REQUIREMENTS
An exact copy of all the data is required, with pictures left out.
— START —
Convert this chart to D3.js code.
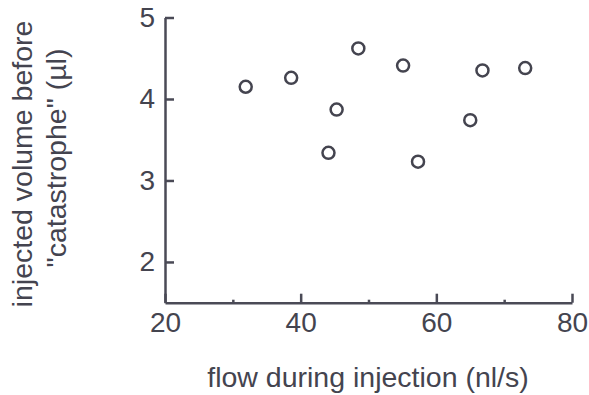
<!DOCTYPE html>
<html>
<head>
<meta charset="utf-8">
<script src="https://cdn.jsdelivr.net/npm/d3@7"></script>
<style>
  body { margin: 0; background: #fff; }
  svg { display: block; font-family: "Liberation Sans", Arial, Helvetica, sans-serif; }
  .axis path, .axis line { stroke: #4a4a56; stroke-width: 2.5; }
  .axis text { fill: #44444f; font-size: 28px; font-family: "Liberation Sans", Arial, sans-serif; }
  .title { fill: #44444f; font-size: 28.5px; }
</style>
</head>
<body>
<svg id="chart" width="589" height="395"></svg>
<script>
// flow (nl/s) vs injected volume before "catastrophe" (ul)
var flowValues = [31.9, 38.6, 48.5, 55.1, 66.8, 73.1, 45.3, 65.0, 44.1, 57.3];
var volumeValues = [4.15, 4.26, 4.62, 4.41, 4.35, 4.38, 3.87, 3.74, 3.34, 3.23];

var xTicks = [20, 40, 60, 80];
var xMinorTicks = [30, 50, 70];
var yTicks = [2, 3, 4, 5];

var svg = d3.select("#chart");

var x = d3.scaleLinear().domain([20, 80]).range([165, 572]);
var y = d3.scaleLinear().domain([1.5, 5]).range([302.7, 17.5]);

// minor ticks on x axis
svg.append("g")
	.attr("class", "axis")
	.attr("transform", "translate(0," + y(1.5) + ")")
	.call(d3.axisBottom(x).tickValues(xMinorTicks).tickSize(-3).tickSizeOuter(0).tickFormat(""))
	.call(function(g) { g.select(".domain").remove(); });

// x axis
svg.append("g")
	.attr("class", "axis")
	.attr("transform", "translate(0," + y(1.5) + ")")
	.call(d3.axisBottom(x).tickValues(xTicks).tickSize(-9).tickSizeOuter(0).tickPadding(9).tickFormat(d3.format("d")))
	.call(function(g) { g.selectAll("text").attr("font-size", null).attr("font-family", null); });

// y axis
svg.append("g")
	.attr("class", "axis")
	.attr("transform", "translate(" + x(20) + ",0)")
	.call(d3.axisLeft(y).tickValues(yTicks).tickSize(-9).tickSizeOuter(0).tickPadding(10).tickFormat(d3.format("d")))
	.call(function(g) { g.selectAll("text").attr("font-size", null).attr("font-family", null); });

// points
var points = flowValues.map(function(d, i) { return { flow: d, volume: volumeValues[i] }; });

svg.append("g")
	.selectAll("circle")
	.data(points)
	.enter()
	.append("circle")
	.attr("cx", function(d) { return x(d.flow); })
	.attr("cy", function(d) { return y(d.volume); })
	.attr("r", 6)
	.style("fill", "none")
	.style("stroke", "#44444f")
	.style("stroke-width", 2.5);

// axis titles
svg.append("text")
	.attr("class", "title")
	.attr("x", 368)
	.attr("y", 387)
	.style("text-anchor", "middle")
	.text("flow during injection (nl/s)");

svg.append("text")
	.attr("class", "title")
	.attr("transform", "translate(32,164) rotate(-90)")
	.style("text-anchor", "middle")
	.text("injected volume before");

svg.append("text")
	.attr("class", "title")
	.attr("transform", "translate(66,158) rotate(-90)")
	.style("text-anchor", "middle")
	.text("\"catastrophe\" (\u00b5l)");
</script>
</body>
</html>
— END —
RESPONSE TO THIS EXERCISE
Convert this chart to D3.js code.
<!DOCTYPE html>
<html>
<head>
<meta charset="utf-8">
<script src="https://cdn.jsdelivr.net/npm/d3@7"></script>
<style>
  body { margin: 0; background: #fff; }
  svg { display: block; font-family: "Liberation Sans", Arial, Helvetica, sans-serif; }
  .axis path, .axis line { stroke: #4a4a56; stroke-width: 2.5; }
  .axis text { fill: #44444f; font-size: 28px; font-family: "Liberation Sans", Arial, sans-serif; }
  .title { fill: #44444f; font-size: 28.5px; }
</style>
</head>
<body>
<svg id="chart" width="589" height="395"></svg>
<script>
// flow (nl/s) vs injected volume before "catastrophe" (ul)
var flowValues = [31.9, 38.6, 48.5, 55.1, 66.8, 73.1, 45.3, 65.0, 44.1, 57.3];
var volumeValues = [4.15, 4.26, 4.62, 4.41, 4.35, 4.38, 3.87, 3.74, 3.34, 3.23];

var xTicks = [20, 40, 60, 80];
var xMinorTicks = [30, 50, 70];
var yTicks = [2, 3, 4, 5];

var svg = d3.select("#chart");

var x = d3.scaleLinear().domain([20, 80]).range([165, 572]);
var y = d3.scaleLinear().domain([1.5, 5]).range([302.7, 17.5]);

// minor ticks on x axis
svg.append("g")
	.attr("class", "axis")
	.attr("transform", "translate(0," + y(1.5) + ")")
	.call(d3.axisBottom(x).tickValues(xMinorTicks).tickSize(-3).tickSizeOuter(0).tickFormat(""))
	.call(function(g) { g.select(".domain").remove(); });

// x axis
svg.append("g")
	.attr("class", "axis")
	.attr("transform", "translate(0," + y(1.5) + ")")
	.call(d3.axisBottom(x).tickValues(xTicks).tickSize(-9).tickSizeOuter(0).tickPadding(9).tickFormat(d3.format("d")))
	.call(function(g) { g.selectAll("text").attr("font-size", null).attr("font-family", null); });

// y axis
svg.append("g")
	.attr("class", "axis")
	.attr("transform", "translate(" + x(20) + ",0)")
	.call(d3.axisLeft(y).tickValues(yTicks).tickSize(-9).tickSizeOuter(0).tickPadding(10).tickFormat(d3.format("d")))
	.call(function(g) { g.selectAll("text").attr("font-size", null).attr("font-family", null); });

// points
var points = flowValues.map(function(d, i) { return { flow: d, volume: volumeValues[i] }; });

svg.append("g")
	.selectAll("circle")
	.data(points)
	.enter()
	.append("circle")
	.attr("cx", function(d) { return x(d.flow); })
	.attr("cy", function(d) { return y(d.volume); })
	.attr("r", 6)
	.style("fill", "none")
	.style("stroke", "#44444f")
	.style("stroke-width", 2.5);

// axis titles
svg.append("text")
	.attr("class", "title")
	.attr("x", 368)
	.attr("y", 387)
	.style("text-anchor", "middle")
	.text("flow during injection (nl/s)");

svg.append("text")
	.attr("class", "title")
	.attr("transform", "translate(32,164) rotate(-90)")
	.style("text-anchor", "middle")
	.text("injected volume before");

svg.append("text")
	.attr("class", "title")
	.attr("transform", "translate(66,158) rotate(-90)")
	.style("text-anchor", "middle")
	.text("\"catastrophe\" (\u00b5l)");
</script>
</body>
</html>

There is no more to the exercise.